We think an insurance company may make an honest effort to compromise a disputed policy claim, or even one that it believes has been forfeited by some conduct of the insured before the loss, for which it was in no wise responsible, without being prejudiced if it fails in the effort. Many times disputes arise between the insurer and the insured as to the validity of the policy, one contending that there is no liability, while the other insists on the payment of the full amount stipulated in the contract; and we can think of no good reason why the parties should not be permitted to meet and talk the matter over without prejudice to the rights of either. In a case like this, what difference should it make at whose suggestion the interview is had or who bears the expense of it? Why should the fact that the insurer invites the conference and the insured spends a few dollars and a little time going to the appointed place, prejudice the rights of the insurer? If efforts to compromise a claim like this are to estop the insurer from setting up valid defenses that it has, there is no reason why the insured, if he offered as a compromise to accept less than the amount of the policy, should not be also estopped by his election.
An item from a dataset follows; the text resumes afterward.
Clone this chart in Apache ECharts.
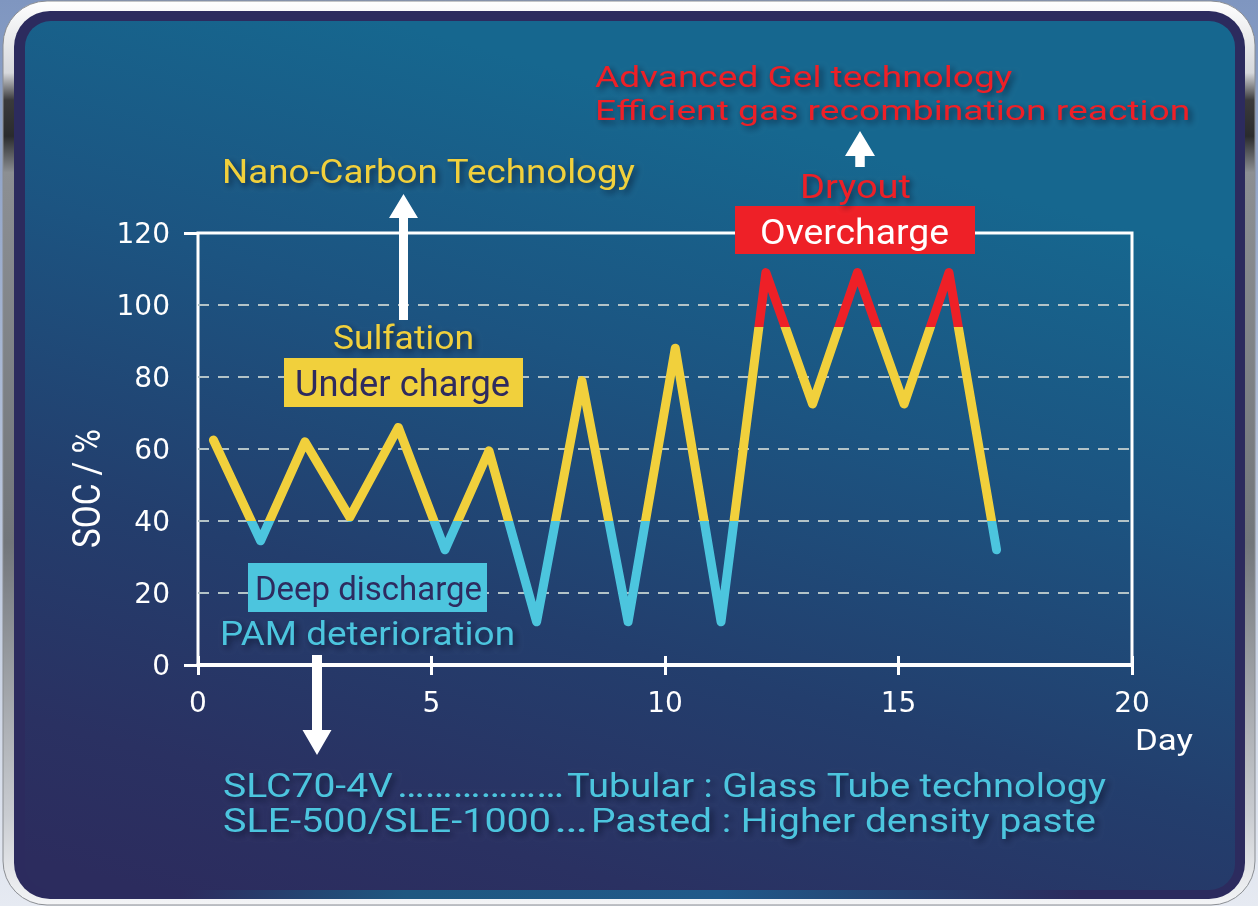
<!DOCTYPE html>
<html>
<head>
<meta charset="utf-8">
<title>SOC vs Day</title>
<script src="https://cdn.jsdelivr.net/npm/echarts@6/dist/echarts.min.js"></script>
<style>
  html, body { margin: 0; padding: 0; }
  body { background: linear-gradient(#7f96c0, #e6eaf2); }
  #chart { width: 1258px; height: 906px; }
</style>
</head>
<body>
<div id="chart"></div>
<script>
// ---- data -------------------------------------------------------------
const days = [0.33, 1.34, 2.29, 3.25, 4.29, 5.29, 6.23, 7.25, 8.22, 9.21, 10.22, 11.2, 12.16, 13.16, 14.12, 15.12, 16.08, 17.1];
const soc  = [62.5, 34.5, 62, 41, 66, 32, 59.5, 12, 79, 12, 88, 12, 109, 72.5, 109, 72.5, 109, 32];

// state-of-charge bands that colour the curve
const deepDischargeBelow = 40;
const overchargeAbove = 94;

// axis ranges and tick steps
const dayRange = [0, 20];
const dayStep = 5;
const socRange = [0, 120];
const socStep = 20;

// ---- colours ----------------------------------------------------------
const YELLOW = '#f1d03c';
const BLUE = '#4cc5de';
const RED = '#ee2027';
const NAVY_TXT = '#2e2b5f';
const FONT = 'Roboto';
const AXIS_FONT = 'DejaVu Sans';
const CAP = 0.711; // cap height of Roboto relative to font size

// ---- text helpers -----------------------------------------------------
const measureCtx = document.createElement('canvas').getContext('2d');
function textWidth(str, size) {
  measureCtx.font = size + 'px ' + FONT;
  return measureCtx.measureText(str).width;
}
const shadow = {
  textShadowColor: 'rgba(5,10,30,0.6)', textShadowBlur: 6,
  textShadowOffsetX: 3, textShadowOffsetY: 3
};
// text fitted between left/right edges, with given cap-top and baseline
function fitText(str, left, right, capTop, base, fill, withShadow) {
  const size = (base - capTop) / CAP;
  const w = textWidth(str, size);
  const style = {
    text: str, x: 0, y: 0, fill: fill,
    font: size.toFixed(2) + 'px ' + FONT,
    align: 'left', verticalAlign: 'middle'
  };
  if (withShadow) Object.assign(style, shadow);
  return {
    type: 'text', z: 60, x: left, y: (capTop + base) / 2 + 0.12 * size,
    scaleX: (right - left) / w, scaleY: 1, originX: 0, originY: 0,
    silent: true, style: style
  };
}
function box(x, y, w, h, fill) {
  return { type: 'rect', z: 55, silent: true, shape: { x: x, y: y, width: w, height: h }, style: { fill: fill } };
}
function arrow(cx, tip, headBase, tail, headHalf, shaftHalf) {
  return {
    type: 'polygon', z: 58, silent: true,
    shape: { points: [
      [cx - headHalf, headBase], [cx, tip], [cx + headHalf, headBase],
      [cx + shaftHalf, headBase], [cx + shaftHalf, tail],
      [cx - shaftHalf, tail], [cx - shaftHalf, headBase]
    ] },
    style: { fill: '#ffffff' }
  };
}

// ---- panel frame ------------------------------------------------------
const frame = [
  { type: 'rect', z: -30, silent: true,
    shape: { x: 3, y: 1, width: 1252, height: 904, r: 44 },
    style: { stroke: '#8a8d92', lineWidth: 1,
      fill: { type: 'linear', x: 0, y: 0, x2: 0, y2: 1, colorStops: [
        { offset: 0, color: '#ffffff' }, { offset: 0.08, color: '#d6d8dc' },
        { offset: 0.11, color: '#3a3a3c' }, { offset: 0.15, color: '#2a2b2d' },
        { offset: 0.19, color: '#8c8f93' }, { offset: 0.6, color: '#72767b' },
        { offset: 0.9, color: '#c9ccd1' }, { offset: 1, color: '#f4f5f7' } ] } } },
  { type: 'rect', z: -29, silent: true,
    shape: { x: 14, y: 11, width: 1231, height: 888, r: 36 },
    style: { fill: '#2c2b5e' } },
  { type: 'rect', z: -28, silent: true,
    shape: { x: 25, y: 21, width: 1210, height: 869, r: 26 },
    style: { fill: { type: 'linear', x: 0.3, y: 0, x2: 0.1, y2: 1, colorStops: [
      { offset: 0, color: '#16678f' }, { offset: 0.3, color: '#1c5481' },
      { offset: 0.6, color: '#233e6d' }, { offset: 0.85, color: '#2a3162' },
      { offset: 1, color: '#2c2c5e' } ] } } },
  { type: 'rect', z: -27, silent: true,
    shape: { x: 180, y: 890, width: 900, height: 9 },
    style: { fill: { type: 'linear', x: 0, y: 0, x2: 1, y2: 0, colorStops: [
      { offset: 0, color: 'rgba(31,90,131,0)' }, { offset: 0.25, color: '#1f5780' },
      { offset: 0.6, color: '#20598a' }, { offset: 1, color: 'rgba(31,90,131,0)' } ] } } }
];

// ---- annotations ------------------------------------------------------
const notes = [
  fitText('Nano-Carbon Technology', 222, 635, 159, 183, YELLOW, true),
  arrow(403.5, 194, 218, 320, 14.5, 4.5),
  fitText('Sulfation', 333, 474, 325, 349, YELLOW, true),
  box(284, 358, 239, 49, YELLOW),
  fitText('Under charge', 295, 510, 369, 395, NAVY_TXT, false),
  box(248, 563, 239, 49, BLUE),
  fitText('Deep discharge', 255, 482, 576, 600, NAVY_TXT, false),
  fitText('PAM deterioration', 220, 515, 622, 645, BLUE, true),
  arrow(317, 755, 730, 655, 14.5, 5),
  fitText('SLC70-4V', 223, 393, 773, 797, BLUE, true),
  fitText('\u2026\u2026\u2026\u2026\u2026\u2026', 397, 564, 773, 797, BLUE, true),
  fitText('Tubular : Glass Tube technology', 567, 1106, 773, 797, BLUE, true),
  fitText('SLE-500/SLE-1000', 223, 551, 808, 832, BLUE, true),
  fitText('\u2026', 554, 588, 808, 832, BLUE, true),
  fitText('Pasted : Higher density paste', 591, 1096, 808, 832, BLUE, true),
  fitText('Advanced Gel technology', 595, 1012, 66, 87, RED, true),
  fitText('Efficient gas recombination reaction', 595, 1190, 100, 120, RED, true),
  arrow(860, 131, 156, 167, 15, 4.75),
  fitText('Dryout', 800, 911, 174, 198, RED, true),
  box(735, 206, 240, 48, RED),
  fitText('Overcharge', 760, 949, 218, 243, '#ffffff', false),
  fitText('Day', 1135, 1193, 729, 750, '#ffffff', false)
];
// vertical axis title, reading bottom to top
(function () {
  const size = 28 / CAP;
  const str = 'SOC / %';
  notes.push({
    type: 'text', z: 60, x: 90, y: 488.5, rotation: Math.PI / 2,
    scaleX: 119 / textWidth(str, size), scaleY: 1, silent: true,
    style: { text: str, x: 0, y: 0, fill: '#ffffff', font: size.toFixed(2) + 'px ' + FONT,
      align: 'center', verticalAlign: 'middle' }
  });
})();

// ---- chart ------------------------------------------------------------
const chart = echarts.init(document.getElementById('chart'), null, { renderer: 'canvas' });
const white = '#ffffff';
chart.setOption({
  animation: false,
  backgroundColor: 'transparent',
  grid: { left: 198, right: 126, top: 233, bottom: 241, show: true,
    borderColor: white, borderWidth: 3, backgroundColor: 'transparent' },
  xAxis: [
    { type: 'value', min: dayRange[0], max: dayRange[1], interval: dayStep,
      axisLine: { show: true, onZero: false, lineStyle: { color: white, width: 4 } },
      axisTick: { show: true, length: 10, lineStyle: { color: white, width: 3 } },
      axisLabel: { color: white, fontSize: 28, fontFamily: AXIS_FONT, margin: 26 },
      splitLine: { show: false } },
    { type: 'value', min: dayRange[0], max: dayRange[1], interval: dayStep, position: 'bottom',
      axisLine: { show: false },
      axisTick: { show: true, inside: true, length: 9, lineStyle: { color: white, width: 3 } },
      axisLabel: { show: false }, splitLine: { show: false } }
  ],
  yAxis: [
    { type: 'value', min: socRange[0], max: socRange[1], interval: socStep,
      axisLine: { show: false }, axisTick: { show: false },
      axisLabel: { color: white, fontSize: 28, fontFamily: AXIS_FONT, margin: 28,
        verticalAlign: 'top', lineHeight: 6 },
      splitLine: { show: true, showMinLine: false, showMaxLine: false,
        lineStyle: { color: '#b3c3c7', width: 2, type: [11, 9] } } },
    { type: 'value', min: socRange[0], max: socRange[1], interval: socRange[1], position: 'left',
      axisLine: { show: false },
      axisTick: { show: true, length: 14, lineStyle: { color: white, width: 3 } },
      axisLabel: { show: false }, splitLine: { show: false } }
  ],
  visualMap: {
    type: 'piecewise', show: false, dimension: 1, seriesIndex: 0,
    pieces: [
      { lt: deepDischargeBelow, color: BLUE },
      { gte: deepDischargeBelow, lt: overchargeAbove, color: YELLOW },
      { gte: overchargeAbove, color: RED }
    ]
  },
  series: [{
    name: 'SOC', type: 'line', xAxisIndex: 0, yAxisIndex: 0, z: 10,
    data: days.map((d, i) => [d, soc[i]]),
    symbol: 'none',
    lineStyle: { width: 9, cap: 'round', join: 'round' }
  }],
  graphic: { elements: frame.concat(notes) }
});
</script>
</body>
</html>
If, however, an insurance company, after a loss has occurred, with full knowledge of the fact that the policy has been forfeited, and while not intending to pay any part of it, puts the insured to the unnecessary expense and trouble of preparing proofs of loss, or subjects him to expense by other definite and affirmative acts or conduct which would reasonably lead him to believe that the policy contract was valid, it will, not be permitted, after the proofs of loss have been furnished or the other requested requirements have been complied with, to de*356feat a recovery on the ground of the forfeiture that it knew existed when it requested the proofs of loss or committed the other acts, and this is as far as we are disposed to go on the subject of waiver after the loss has occurred.

For the reasons indicated, we think the evidence was not sufficient to justify the instruction given, and the judgment is reversed, with directions to proceed in conformity with this opinion.